Jimmy Lemi Milla (August 8, 1948 – February 9, 2011) was a Sudanese politician, and cabinet member in Southern Sudan. He was a Pojulu.

==Career==
Milla studied at Makerere University in Uganda, obtaining a Bachelor of Arts degree in 1973. He subsequently studied in Addis Ababa, Ethiopia, for a Diploma in Aviation, which he obtained in 1976. In 1980, he obtained a Certificate in Mass Communication from the Khartoum School of Mass Communication.

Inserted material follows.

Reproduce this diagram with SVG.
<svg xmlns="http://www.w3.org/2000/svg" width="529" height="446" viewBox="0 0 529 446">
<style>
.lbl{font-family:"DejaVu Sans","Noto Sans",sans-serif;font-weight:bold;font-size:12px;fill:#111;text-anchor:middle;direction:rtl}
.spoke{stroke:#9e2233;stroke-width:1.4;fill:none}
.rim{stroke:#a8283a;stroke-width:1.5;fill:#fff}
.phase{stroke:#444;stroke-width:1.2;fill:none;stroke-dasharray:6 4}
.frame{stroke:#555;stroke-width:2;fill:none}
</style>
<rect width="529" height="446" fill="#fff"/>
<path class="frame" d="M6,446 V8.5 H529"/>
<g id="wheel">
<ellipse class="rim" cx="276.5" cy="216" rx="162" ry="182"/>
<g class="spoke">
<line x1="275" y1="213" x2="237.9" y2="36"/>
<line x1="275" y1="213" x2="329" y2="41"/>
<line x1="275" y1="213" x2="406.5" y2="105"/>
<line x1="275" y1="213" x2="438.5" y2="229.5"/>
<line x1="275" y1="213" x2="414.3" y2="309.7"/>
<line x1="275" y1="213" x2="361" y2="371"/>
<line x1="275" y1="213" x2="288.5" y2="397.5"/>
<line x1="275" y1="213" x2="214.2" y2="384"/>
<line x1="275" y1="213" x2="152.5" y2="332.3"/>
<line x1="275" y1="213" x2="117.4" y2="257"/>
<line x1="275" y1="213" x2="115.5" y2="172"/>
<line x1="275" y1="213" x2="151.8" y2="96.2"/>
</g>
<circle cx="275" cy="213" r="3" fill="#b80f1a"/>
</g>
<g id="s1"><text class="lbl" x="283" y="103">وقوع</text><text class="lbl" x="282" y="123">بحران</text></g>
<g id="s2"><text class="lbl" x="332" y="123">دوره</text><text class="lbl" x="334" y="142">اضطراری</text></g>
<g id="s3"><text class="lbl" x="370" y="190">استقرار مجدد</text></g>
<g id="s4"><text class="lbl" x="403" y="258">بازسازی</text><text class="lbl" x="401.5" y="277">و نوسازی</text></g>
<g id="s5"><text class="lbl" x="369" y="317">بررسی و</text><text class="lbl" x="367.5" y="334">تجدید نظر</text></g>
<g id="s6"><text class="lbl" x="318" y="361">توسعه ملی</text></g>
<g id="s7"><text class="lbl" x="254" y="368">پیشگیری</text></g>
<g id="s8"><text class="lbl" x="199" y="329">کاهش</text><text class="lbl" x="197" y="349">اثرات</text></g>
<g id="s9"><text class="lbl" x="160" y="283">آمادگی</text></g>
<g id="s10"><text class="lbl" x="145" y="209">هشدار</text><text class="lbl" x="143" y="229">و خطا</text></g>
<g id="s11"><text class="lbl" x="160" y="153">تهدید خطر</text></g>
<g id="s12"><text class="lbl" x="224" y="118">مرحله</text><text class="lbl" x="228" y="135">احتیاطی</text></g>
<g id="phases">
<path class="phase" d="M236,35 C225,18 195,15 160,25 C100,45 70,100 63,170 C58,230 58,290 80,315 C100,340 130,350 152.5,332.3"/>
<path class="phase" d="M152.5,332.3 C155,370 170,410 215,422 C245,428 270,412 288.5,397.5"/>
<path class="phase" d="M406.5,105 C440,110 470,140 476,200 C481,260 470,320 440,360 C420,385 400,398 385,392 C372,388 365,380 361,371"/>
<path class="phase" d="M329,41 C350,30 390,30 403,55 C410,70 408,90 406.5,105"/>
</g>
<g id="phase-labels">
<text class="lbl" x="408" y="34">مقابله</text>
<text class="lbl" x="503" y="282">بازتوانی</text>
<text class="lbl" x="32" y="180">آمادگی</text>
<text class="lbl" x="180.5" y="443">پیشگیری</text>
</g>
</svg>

He began his political career in his home state of Central Equatoria, serving at different times as Minister for Education and deputy Governor of the state government, as well as chairman of the State Human Rights Commission. He has also been Assistant Commissioner for Culture and Information in Eastern Equatoria, and Director of Information and Press Secretary to the President of the High Executive Council of Southern Sudan.

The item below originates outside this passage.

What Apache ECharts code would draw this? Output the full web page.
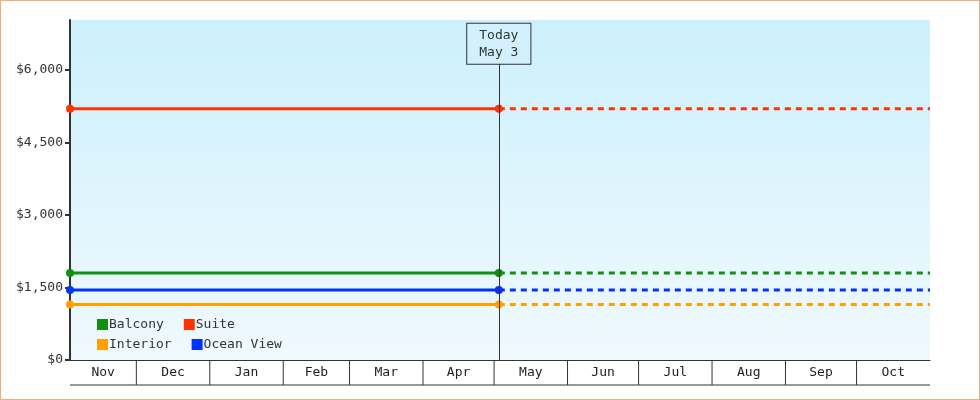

In his career in national government in Sudan, he served as chairman of the States Commission in the National Assembly in Khartoum, and Deputy Secretary General of Government.

He was initially a member of the National Congress Party, Sudan's ruling conservative party, but joined the Sudan People's Liberation Movement, the dominant party in Southern Sudan, following the latter's Comprehensive Peace Agreement with the Sudanese government in 2005.

In 2010, he was appointed Minister for Co-operatives and Rural Development in the government of autonomous Southern Sudan, replacing Ann Itto Leonardo, who had been promoted Minister for Agriculture. He also represented the constituency of Lainy in the Legislative Assembly of Southern Sudan. Milla was still holding that position in government when, on 7 February 2011, the result of the Southern Sudanese independence referendum was announced, indicating that Southern Sudan would become an independent State.

==Murder==
Two days after announcing the Southern Sudanese independence referendum, Milla and his bodyguard were shot dead inside his ministry building, reportedly by Milla's driver. The reason for the murder was said to be "personal rather than political".